Control of the information provided by the server 30 occurs in response to instructions received through the GPRS/UMTS network 12 from the mobile communications device 14.
Within the GPRS/UMTS network 12, a Gateway GPRS Support Node (GGSN) 32 provides an interface between the network and the Internet 20. Thus, the GGSN 32 enables information selections received in GPRS/UMTS network 12 from the mobile communications device 14 to ultimately pass to the server 30, which in response provides such selected information for transmission through the wireless LAN 26 and the channel 22 for receipt by the mobile communications device.
FIGURE 2 depicts the sequence of events associated with establishing the high bandwidth unidirectional radio channel 22 between the mobile communications device 14 and the AP 24 associated with the wireless LAN 26, all of FIG. 1. Initially, the mobile communications device 14 establishes a communications session with the GPRS/UMTS network 12 through the radio node 16 in a well-known manner. In the process of establishing a communications session with the GPRS/UMTS network 12, the mobile communications device 14 will verify its identity typically using a Public Key (PBKu) and a Private Key (PVKu) assigned to the device. Once in communication with the GPRS/UMTS network 12 through the radio node 16, the mobile communications device 14 will send and receive traffic to and from the Internet 20 through the GGSN 32 during event 100 of FIG. 1. Such uploaded (uplinked) traffic can include information requests made to the server 30 of FIG. 1.
As discussed above, the radio channel 18 through which the communications device 14 sends and receives traffic to and from the GPRS/UMTS network 12 typically has a low bandwidth; making accessing of large files impractical. To open the high bandwidth channel 22 in accordance with the present principles, the mobile communications device 14, upon entering the coverage area of the wireless LAN 26, will "listen" for an identification signal (designated as "APid") from an access point, such as the AP 24. In addition to broadcasting the APid, the AP 24 will also broadcast the identification (i.e., the IP address) of the IP GW 28. The broadcast of the identification signal APid and the addresses (hereinafter referred to as GWip) of the IP GW 28 occur during event 102 of FIG. 2.
Upon receipt of the APid and GWip, the mobile communications device 14 then verifies itself to the IP GW 28 by transmitting the PBKu and PVKu of the device along with its Manufacturer's Identification Number (MNid), as well as the APid and GWip, to radio node 16 for receipt at the GGSN 32. In turn, the GGSN 32 communicates this information to the IP-GW 28. The transmission of such verification information occurs during event 104 in FIG. 2. After verifying the mobile communications device 14, the IP GW 28 will assign the device an IP address (IPa) and a Media Access Control (MAC) layer address (MACa) based on the APid and
shared key (Ks) provided by the device.

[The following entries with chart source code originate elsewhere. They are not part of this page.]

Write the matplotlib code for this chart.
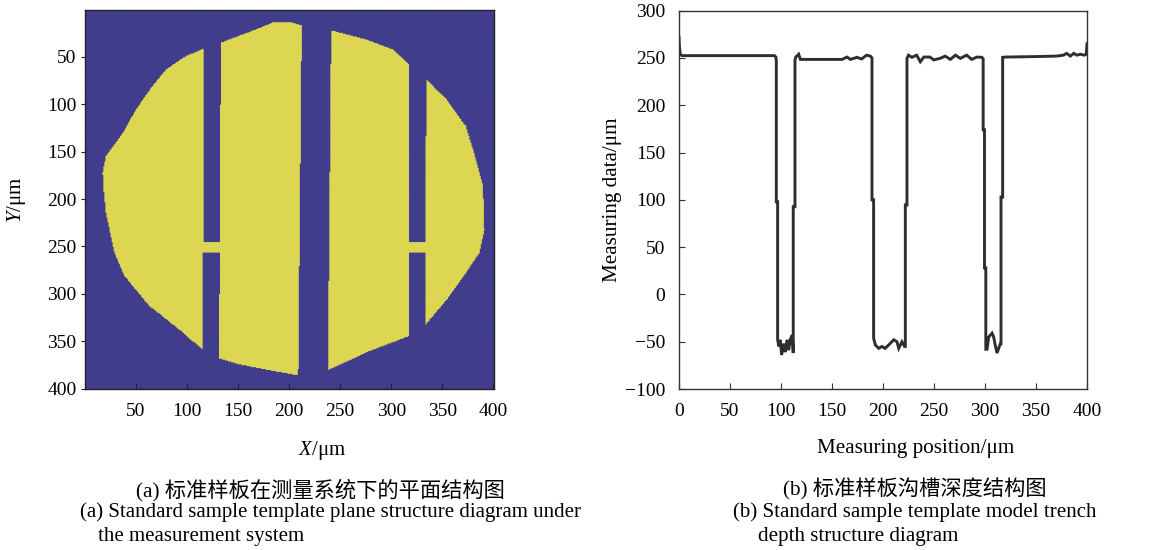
import numpy as np
import matplotlib
matplotlib.use("Agg")
import matplotlib.pyplot as plt
from matplotlib.path import Path
from matplotlib.colors import ListedColormap

plt.rcParams['font.family'] = ['Liberation Serif', 'Noto Sans CJK SC', 'DejaVu Sans']
plt.rcParams['font.size'] = 14
plt.rcParams['axes.unicode_minus'] = True
plt.rcParams['mathtext.fontset'] = 'custom'
plt.rcParams['mathtext.rm'] = 'Liberation Serif'
plt.rcParams['mathtext.it'] = 'Liberation Serif:italic'

# ---- (a) plane structure: sample outline, trenches and bridges (μm) ----
outline_x = [17.9, 21.0, 37.5, 50.5, 65.0, 80.0, 99.4, 117.0, 133.7, 184.0, 200.0, 212.0,
             241.0, 275.5, 301.5, 318.0, 336.0, 354.0, 373.0, 380.0, 389.6, 391.0, 386.0,
             373.0, 357.0, 334.0, 316.0, 275.5, 239.6, 208.6, 177.7, 151.6, 130.4, 115.7,
             93.0, 63.6, 39.0, 29.3, 21.0, 18.4]
outline_y = [172.0, 155.0, 130.0, 105.5, 83.0, 63.0, 49.0, 41.0, 35.0, 14.0, 13.0, 17.0,
             21.8, 31.7, 42.0, 58.0, 75.6, 95.0, 123.0, 148.0, 186.0, 232.0, 257.0,
             278.0, 302.5, 332.0, 345.0, 362.0, 380.0, 386.0, 380.0, 374.7, 367.6, 359.0,
             338.0, 313.0, 281.0, 257.0, 214.6, 186.0]

# trench edges at the top and bottom of the sample
trench_left_top = [116.8, 212.5, 318.0]
trench_right_top = [133.5, 241.5, 334.5]
trench_left_bottom = [115.5, 208.8, 317.0]
trench_right_bottom = [131.5, 238.0, 333.0]

# bridges across the side trenches
bridge_trench = [0, 2]
bridge_y_top = [245.5, 245.5]
bridge_y_bottom = [256.0, 256.0]

# ---- (b) trench depth profile ----
profile_x = [0.0, 0.4, 1.2, 3.0, 20.0, 50.0, 80.0, 93.5, 95.0, 95.4, 95.4, 96.7,
             96.7, 98.0, 99.3, 100.6, 102.6, 104.0, 106.0, 107.5, 109.0, 111.0, 112.0,
             112.0, 113.7, 113.7, 114.5, 117.3, 119.0, 140.0, 160.0, 164.7, 168.0,
             174.5, 179.0, 184.0, 187.6, 189.2, 189.2, 190.8, 190.8, 192.5, 195.8,
             199.0, 202.0, 205.5, 210.5, 213.7, 215.4, 218.6, 221.2, 221.9, 221.9,
             223.5, 223.5, 225.0, 228.4, 233.0, 236.6, 240.0, 246.0, 249.7, 256.0,
             261.0, 266.0, 271.0, 275.8, 282.0, 287.0, 292.0, 297.0, 298.2, 298.2,
             299.5, 299.5, 300.8, 300.8, 302.0, 303.6, 306.9, 308.5, 310.0, 311.8,
             314.0, 315.3, 315.7, 315.7, 317.3, 317.3, 320.0, 350.0, 370.0, 377.0,
             380.0, 383.7, 387.0, 390.0, 393.5, 397.0, 399.3, 400.0]
profile_y = [272.0, 262.0, 254.0, 252.5, 252.5, 252.5, 252.5, 252.5, 251.0, 247.0, 98.0, 98.0,
             -48.0, -55.0, -48.0, -64.0, -52.0, -61.0, -48.0, -59.0, -48.0, -43.0, -62.0,
             92.8, 92.8, 248.0, 251.0, 254.0, 248.5, 248.5, 248.5, 251.0, 248.5,
             250.7, 249.0, 253.0, 252.0, 250.0, 100.0, 100.0, -46.4, -53.5, -57.0,
             -55.0, -57.0, -53.5, -48.0, -50.0, -57.0, -50.0, -55.0, -55.0, 94.6,
             94.6, 249.6, 253.0, 250.7, 253.0, 246.0, 251.0, 251.0, 248.0, 249.6,
             252.0, 248.5, 253.0, 249.6, 253.0, 248.5, 251.0, 250.7, 249.0, 174.0,
             174.0, 28.0, 28.0, -58.0, -58.0, -45.0, -41.0, -45.0, -53.5, -62.0,
             -55.2, -52.0, -52.0, 103.0, 103.0, 250.7, 251.0, 251.5, 252.0, 253.0,
             254.9, 252.0, 254.9, 253.0, 254.0, 253.0, 254.0, 265.0]

x_ticks_a = [50, 100, 150, 200, 250, 300, 350, 400]
y_ticks_a = [50, 100, 150, 200, 250, 300, 350, 400]
x_ticks_b = [0, 50, 100, 150, 200, 250, 300, 350, 400]
y_ticks_b = [-100, -50, 0, 50, 100, 150, 200, 250, 300]

BLUE = "#413d8d"
YELLOW = "#dcd652"
W, H = 1161, 550


def fx(px):
    return px / W


def fy(py):
    return 1 - py / H


fig = plt.figure(figsize=(W / 100, H / 100), dpi=100)

# ---------- panel (a) ----------
ax1 = fig.add_axes([fx(85), fy(389), (494 - 85) / W, (389 - 10) / H])
gx, gy = np.meshgrid(np.arange(1, 401), np.arange(1, 401))
pts = np.column_stack([gx.ravel(), gy.ravel()])
inside = Path(np.column_stack([outline_x, outline_y])).contains_points(pts)
for i in range(len(trench_left_top)):
    trench = Path([(trench_left_top[i], 0), (trench_right_top[i], 0),
                   (trench_right_bottom[i], 401), (trench_left_bottom[i], 401)])
    in_trench = trench.contains_points(pts)
    if i in bridge_trench:
        k = bridge_trench.index(i)
        yy = pts[:, 1]
        in_trench &= ~((yy >= bridge_y_top[k]) & (yy <= bridge_y_bottom[k]))
    inside &= ~in_trench
mask = inside.reshape(gx.shape).astype(float)
ax1.imshow(mask, cmap=ListedColormap([BLUE, YELLOW]), extent=(0.5, 400.5, 400.5, 0.5),
           aspect='auto', interpolation='antialiased', vmin=0, vmax=1)
ax1.set_xlim(0.5, 400.5)
ax1.set_ylim(400.5, 0.5)
ax1.set_xticks(x_ticks_a)
ax1.set_yticks(y_ticks_a)
ax1.tick_params(axis='x', direction='in', length=4, width=0.8, pad=10, labelsize=14, color='#222222')
ax1.tick_params(axis='y', direction='out', length=3, width=0.8, pad=3, labelsize=14, color='#222222')
for s in ax1.spines.values():
    s.set_linewidth(1.0)
    s.set_color('#222222')

# ---------- panel (b) ----------
ax2 = fig.add_axes([fx(679), fy(389), (1087 - 679) / W, (389 - 10.7) / H])
ax2.plot(profile_x, profile_y, color='#2e2e2e', lw=2.1, solid_joinstyle='miter')
ax2.set_xlim(0, 400)
ax2.set_ylim(-100, 300)
ax2.set_xticks(x_ticks_b)
ax2.set_yticks(y_ticks_b)
ax2.tick_params(direction='in', length=4, width=0.8, pad=10, labelsize=14, color='#333333')
for s in ax2.spines.values():
    s.set_linewidth(1.0)
    s.set_color('#333333')

# ---------- labels and captions ----------
fig.text(fx(17), fy(200), r"$Y$/μm", rotation=90, ha='center', va='center', fontsize=15)
fig.text(fx(322), fy(450), r"$X$/μm", ha='center', va='center', fontsize=15)
fig.text(fx(612), fy(200), "Measuring data/μm", rotation=90, ha='center', va='center', fontsize=15.2)
fig.text(fx(916), fy(448), "Measuring position/μm", ha='center', va='center', fontsize=15.2)

fig.text(fx(320), fy(490), "(a) 标准样板在测量系统下的平面结构图", ha='center', va='center', fontsize=15.3)
fig.text(fx(80), fy(512), "(a) Standard sample template plane structure diagram under",
         ha='left', va='center', fontsize=15)
fig.text(fx(98), fy(537), "the measurement system", ha='left', va='center', fontsize=15)

fig.text(fx(915), fy(489), "(b) 标准样板沟槽深度结构图", ha='center', va='center', fontsize=15.3)
fig.text(fx(733), fy(512), "(b) Standard sample template model trench",
         ha='left', va='center', fontsize=15.1)
fig.text(fx(758), fy(537), "depth structure diagram", ha='left', va='center', fontsize=15.1)

fig.savefig("out.png", dpi=100)
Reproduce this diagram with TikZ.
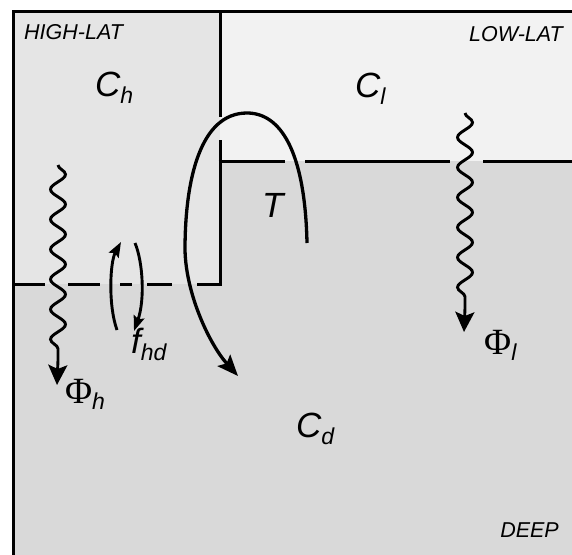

The IPa address obtained from the IP GW 28 must enjoy visibility outside the wireless LAN 26. Should a Network Address Translator (NAT) (not shown) exist in the IP GW 28, then there needs to be a pool of addresses and port number pairs available for assignment to the mobile communication device 14. The IP GW 28 encrypts the addresses using the public key (PBKu) of the mobile communications device 14 prior to transmission to the device during event 106 of FIG. 2.
Following receipt of the addresses IPa and MACa from the IP GW 28, the mobile communications device 14 can initiate a communications session with the wireless LAN 26 to provide information from the server 30 via the communications channel 22 of FIG. 1 during event 108 of FIG. 2. To initiate a communications session with the wireless LAN 26 to access information from the server 30, the mobile communications device 14 replaces its source address (SCRip) by which it is known in the GPRS/UMTS network 12 with a source address (dstllP) by which the device will be known in the wireless LAN 26. To upload (uplink) information to the GPRS/UMTS network 12, the mobile communications device 14 will utilize its original source address (SCRip) by which it was previously known in the GPRS/UMTS network 12. The wireless LAN 26 accounts for the information accessed on the channel 22 for billing the mobile terminal device, either directly, or as part of the billing performed by the GPRS/UMTS network 12.
Establishing the unidirectional communications channel 22 in the manner discussed above advantageously provides a low cost, high-speed solution to the problem of enabling a mobile communications device to access high bandwidth information. As compared to terrestrial television and satellite transmission schemes, utilizing the wireless LAN 26 to access high bandwidth information incurs far less cost. Moreover, the growing number of wireless LANs currently available makes the present solution far more practical than seeking terrestrial television and/or satellite spectrum. Since the mobile communications device 14 does not upload information to the wireless LAN 26 (such uploading being confined only to the GPRS/UMTS network 12), a typical access point, such as the AP 24 can offer a much wider coverage area than if the AP had to unload traffic from the mobile communications device. Further, since the mobile communications device 14 uploads no information to the wireless LAN 26, the security of the wireless LAN remains relatively unaffected since the likelihood of hackers causing any disruption is extremely small. In addition, the present approach of establishing an unidirectional IP link, such as the channel 22 through the wireless LAN 26 provides for seamless throughput.
The foregoing describes a technique for providing a mobile communications device with separate downlink and uplink channels to enable the device to readily downlink high bandwidth information.